The instrument you’re playing is always your self. Your play may be perceived as brilliant and prolific, yet, in your heart of hearts you know there is something more to gain in your progress toward pure play, toward musical and physical freedom. Perfection is never achieved and wouldn’t that be dull.
Too little or too much
Just as in eating a meal–your consumption seldom exactly commensurate with your need–your play and our singing may suffer from excess or lack, too much in the way of effort or too little in the way of direction or engagement. Relaxation is never the answer. We can never know what part of an integrated system to relax, what other parts of the system to keep toned and integrated.
Work with a flutist
I’m giving an Alexander lesson to a flutist during a residency at California State University, Fullerton. A young woman enters a large choral room with her flute. I introduce myself and ask her to play. She takes her flute out of its case and begins. Her play is brilliant and fluent, her tone penetrating. She finishes and I share my view. Then, we work together as students and teachers of Alexander Technique do, working together from the whole to the part toward fluency, flow, and integration.

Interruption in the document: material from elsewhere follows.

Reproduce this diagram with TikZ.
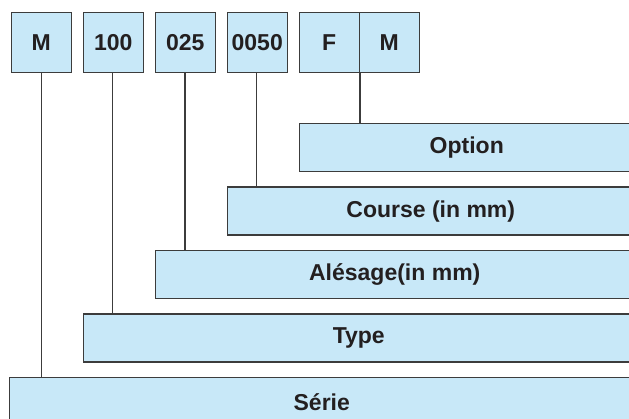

The lesson comes to an end, and I ask her to play again. Her tone is decidedly altered, some of the noticeable brilliance of tone gone. I am concerned and share that. I feel that I’ve adversely affected your play. No, she says, I’ve been working with my teacher toward eliminating hardness in my tone, a metallic sound. This is what I’ve wanted.
Not where but how
I was relieved and apparently so was her teacher for he walks in, asking where I placed my hands to achieve this effect. I tell him that the “where” is of little importance. It is the “how,” learned over decades of practice, that matters. The flutist and I part, and we are left with a reminder of the efficacy of this work, of the Alexander Technique.
Work with a pianist
Not too lot ago the scenario was revisited with a fine pianist in a class at Florida State University. I ask the young pianist to begin with a grand scale. She mildly protests. Yes, please, a scale. She complies and it is brilliant. I ask her permission to use my hands at her neck and head and show her how I might use them. She complies, and placing my hands on her neck, we find opportunity for release. As we begin, her eyes are inclined upward and the back of her neck down. She releases, her eyes come down and her spine comes into its length.
Articulation
She plays again and her articulation, good before, is notably cleaner. I ask her what she has noticed. Easier, she said but not as powerful. Her teacher intervenes and suggests that what was diminished was not power at all, but a little bit of overwork. Yes. Her tone had altered in the same way as the flutist’s. In the Alexander Technique we sometimes get more by doing less.
The Alexander Technique
Ease, grace, energy, articulation. We all want to achieve them but may not know the means to do so. For some it is the Alexander Technique. The technique can be revelatory, revealing the excess, the little too much, that cramps our style and our play. We move on, small triumph built on small triumph, still knowing that the instrument we’re playing is always our self. Play on.